La majorité des CFO suisses s’attendent à une réduction de leurs effectifs. 35% s’attendent à ce que leur entreprise emploie moins de collaborateurs d’ici un an contre 30% qui prévoient une augmentation du nombre d’employés. En dépit de baisses quasi-continues, les entreprises restent majoritairement prêtes à recruter. Par ailleurs, les préoccupations concernant la pénurie de travailleurs qualifiés subsistent et les CFO se disent à la recherche de main-d’œuvre qualifiée, notamment pour mener à bien leur transformation numérique.

17% des CFO sondés s’attendent à une récession en Suisse d’ici deux ans, bien que notre pays soit mieux loti que nos voisins européens. Quelles sont les conclusions de l’étude?

Les CFO s’attendent à un ralentissement de la croissance économique mais pas à une récession en Suisse. Les prévisions de croissance officielles du Secrétariat d’Etat à l’économie (SECO) confirment cette tendance. Après une année de reprise en 2018, la croissance retombe et les prévisions ont été revues à la baisse. Mais malgré cette perte d’optimisme, une grande majorité des CFO suisses ne prévoient pas de récession au cours des deux prochaines années.

Quels seront les dommages collatéraux à long terme d’une «japonisation» de l’économie si la politique des taux d’intérêts négatifs perdure?

Les taux d’intérêts négatifs affectent principalement la performance des banques, des assurances et des caisses de pension dont les revenus sont, en partie, dépendants des marges d’intérêts. Ainsi l’accroissement de la réglementation et les taux d’intérêts négatifs ont un double impact sur la performance des banques et sociétés d’assurance qui pourraient se trouver dans une situation financière précaire si cela devait perdurer. De plus, le taux de couverture des caisses de pension est également affecté par les taux négatifs.

Première des trois exigences essentielles des CFO:
un renforcement durable de la relation entre la Suisse et l’UE.
Comment les entreprises helvétiques pourront-elles répondre aux défis croissants et au risque d’un franc fort?

La majorité des CFO en Suisse souhaitent remédier aux perspectives négatives des entreprises grâce à des stratégies d’expansion. Pour répondre aux défis croissants qu’elles rencontrent, les entreprises suisses entendent contrôler davantage leurs dépenses et réduire leurs coûts; il s’agit là de leur principale stratégie. Plus important encore: la transformation numérique et le besoin de main-d’œuvre qualifiée.

La nouvelle législature sera une opportunité pour la Suisse de progresser. Quelles sont les attentes des CFO vis-à-vis du nouveau parlement?
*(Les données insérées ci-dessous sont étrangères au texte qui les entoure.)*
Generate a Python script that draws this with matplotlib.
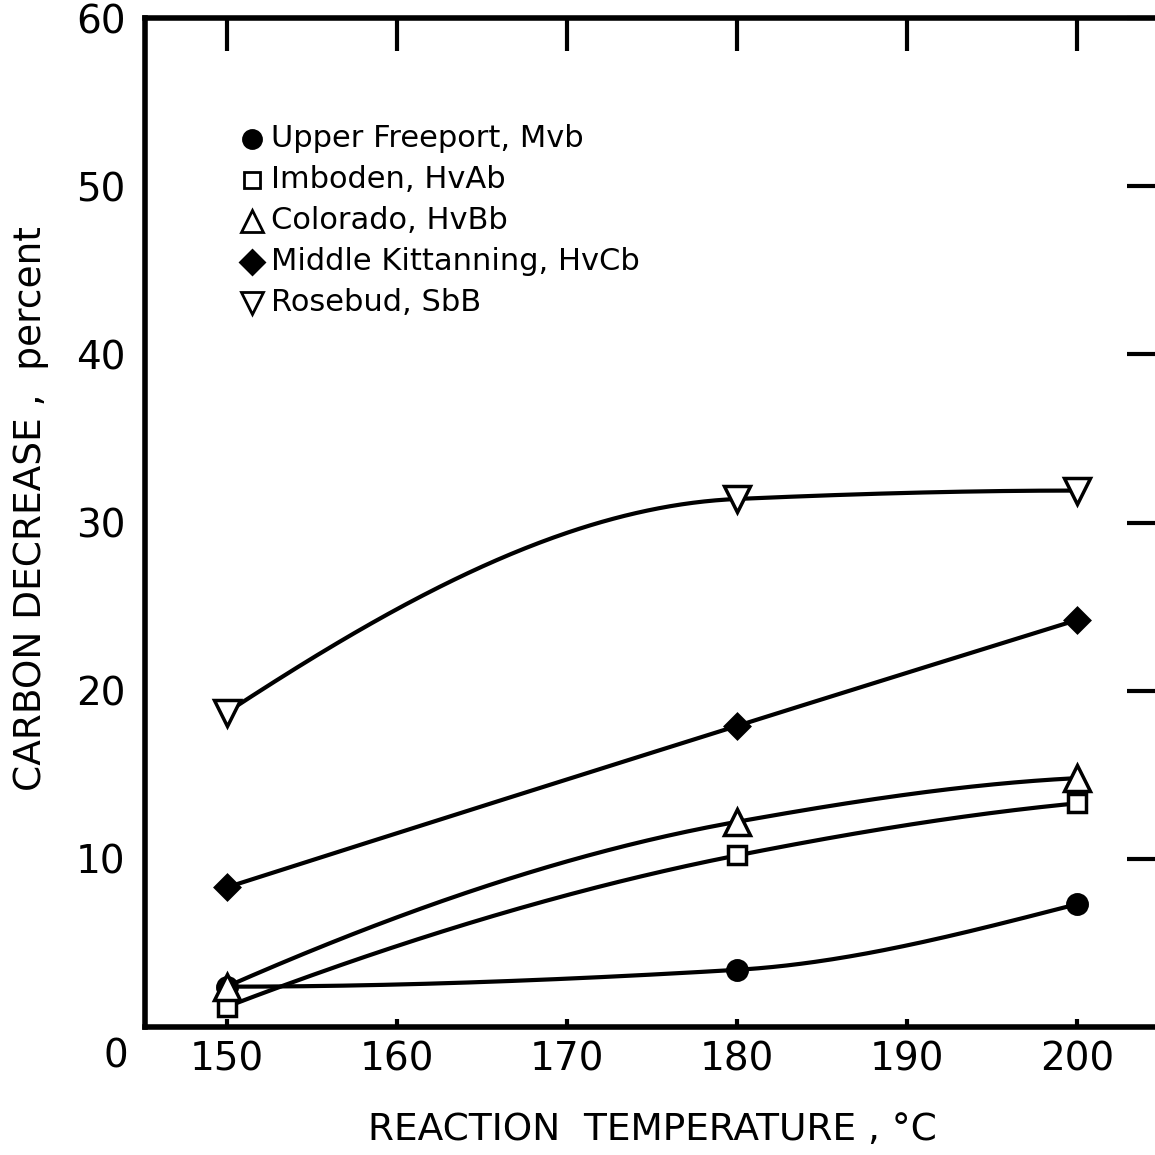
import numpy as np
import matplotlib
matplotlib.use("Agg")
import matplotlib.pyplot as plt

# temperatures, degC
temps = [150, 180, 200]

# carbon decrease, percent
upper_freeport = [2.4, 3.4, 7.3]
imboden = [1.2, 10.2, 13.3]
colorado = [2.4, 12.2, 14.8]
middle_kitt = [8.3, 17.9, 24.2]
rosebud = [18.7, 31.4, 31.9]

names = ["Upper Freeport, Mvb", "Imboden, HvAb", "Colorado, HvBb",
         "Middle Kittanning, HvCb", "Rosebud, SbB"]
series = [upper_freeport, imboden, colorado, middle_kitt, rosebud]
markers = ["o", "s", "^", "D", "v"]
filled = [True, False, False, True, False]
msizes = [14, 13, 19, 12, 19]

xticks = [150, 160, 170, 180, 190, 200]
yticks = [10, 20, 30, 40, 50, 60]


def pchip(x, y, xs):
    # monotone cubic hermite, hand drawn look of the curves
    x = np.asarray(x, float)
    y = np.asarray(y, float)
    h = np.diff(x)
    d = np.diff(y) / h
    m = np.zeros_like(y)
    for k in range(1, len(x) - 1):
        if d[k - 1] * d[k] > 0:
            w1 = 2 * h[k] + h[k - 1]
            w2 = h[k] + 2 * h[k - 1]
            m[k] = (w1 + w2) / (w1 / d[k - 1] + w2 / d[k])
    m[0] = ((2 * h[0] + h[1]) * d[0] - h[0] * d[1]) / (h[0] + h[1])
    if np.sign(m[0]) != np.sign(d[0]):
        m[0] = 0
    m[-1] = ((2 * h[-1] + h[-2]) * d[-1] - h[-1] * d[-2]) / (h[-1] + h[-2])
    if np.sign(m[-1]) != np.sign(d[-1]):
        m[-1] = 0
    out = np.empty_like(xs)
    for i, xv in enumerate(xs):
        k = min(np.searchsorted(x, xv, side="right") - 1, len(x) - 2)
        t = (xv - x[k]) / h[k]
        h00 = 2 * t**3 - 3 * t**2 + 1
        h10 = t**3 - 2 * t**2 + t
        h01 = -2 * t**3 + 3 * t**2
        h11 = t**3 - t**2
        out[i] = h00 * y[k] + h10 * h[k] * m[k] + h01 * y[k + 1] + h11 * h[k] * m[k + 1]
    return out


fig = plt.figure(figsize=(11.55, 11.55), dpi=100)
ax = fig.add_axes([0.1255, 0.1108, 0.8745, 0.8736])
ax.set_xlim(145.2, 204.6)
ax.set_ylim(0, 60)

for vals, m, f, ms in zip(series, markers, filled, msizes):
    xs = np.linspace(temps[0], temps[-1], 300)
    ax.plot(xs, pchip(temps, vals, xs), color="black", lw=3, zorder=2)
    ax.plot(temps, vals, ls="none", marker=m, ms=ms,
            mfc="black" if f else "white", mec="black", mew=2.5, zorder=3)

# legend drawn as text + markers
lx, ly, dy = 0.218, 0.880, 0.0355
for i, (n, m, f) in enumerate(zip(names, markers, filled)):
    y = ly - i * dy
    ms = 13 if m == "o" else (11 if m == "s" else (16 if m in "^v" else 12))
    ax.plot([lx], [y], transform=fig.transFigure, marker=m, ms=ms,
            mfc="black" if f else "white", mec="black", mew=2, clip_on=False)
    fig.text(lx + 0.017, y, n, fontsize=22, va="center", ha="left")

for s in ["left", "top", "bottom"]:
    ax.spines[s].set_linewidth(4)
ax.spines["right"].set_visible(False)

ax.set_xticks(xticks)
ax.set_xticklabels([str(t) for t in xticks], fontsize=28)
ax.set_yticks(yticks)
ax.set_yticklabels([str(t) for t in yticks], fontsize=28)
ax.tick_params(axis="x", direction="in", length=6, width=3, pad=10,
               top=True, bottom=True)
ax.tick_params(axis="y", direction="in", length=20, width=3, pad=14,
               left=False, right=True, labelleft=True)
# longer ticks on top
for t in ax.xaxis.get_major_ticks():
    t.tick2line.set_markersize(24)

fig.text(0.1, 0.085, "0", fontsize=28, ha="center", va="center")
fig.text(0.565, 0.022, "REACTION  TEMPERATURE , \u00b0C", fontsize=27,
         ha="center", va="center")
fig.text(0.027, 0.56, "CARBON DECREASE ,  percent", fontsize=27,
         ha="center", va="center", rotation=90)

fig.savefig("out.png", dpi=100)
Les CFO ont des attentes très claires vis-à-vis du nouveau parlement, parmi lesquelles trois exigences essentielles: un renforcement durable de la relation entre la Suisse et l’UE, la viabilité financière des services sociaux et l’accès aux marchés étrangers pour les entreprises suisses. Ces trois sujets auraient pu être traités plus efficacement au cours de la précédente législature. Il est impératif d’agir rapidement. A ce sujet, notre CEO, Reto Savoia, a récemment déclaré: «Je constate que les thèmes privilégiés par les CFO, à savoir les relations avec l’UE, les marchés étrangers et la protection sociale, sont les mêmes qu'au début de la dernière législature. Certes, l’adoption surprenante de l'initiative contre l'immigration de masse il y a cinq ans s’est finalement concrétisée de façon favorable à l’économie, mais les relations avec l'Europe ne sont toujours pas tout à fait viables et l'accès au principal marché des entreprises suisses n'est pas suffisamment sécurisé sur le plan contractuel. Au cours de la législature écoulée, la droite bourgeoise majoritaire n'a pas produit de grandes avancées et a manqué plusieurs occasions de réformer et alléger économiquement les entreprises. Par conséquent, les attentes des CFO vis-à-vis du nouveau Parlement, aujourd’hui orienté plus à gauche, n'ont pas été revues à la baisse».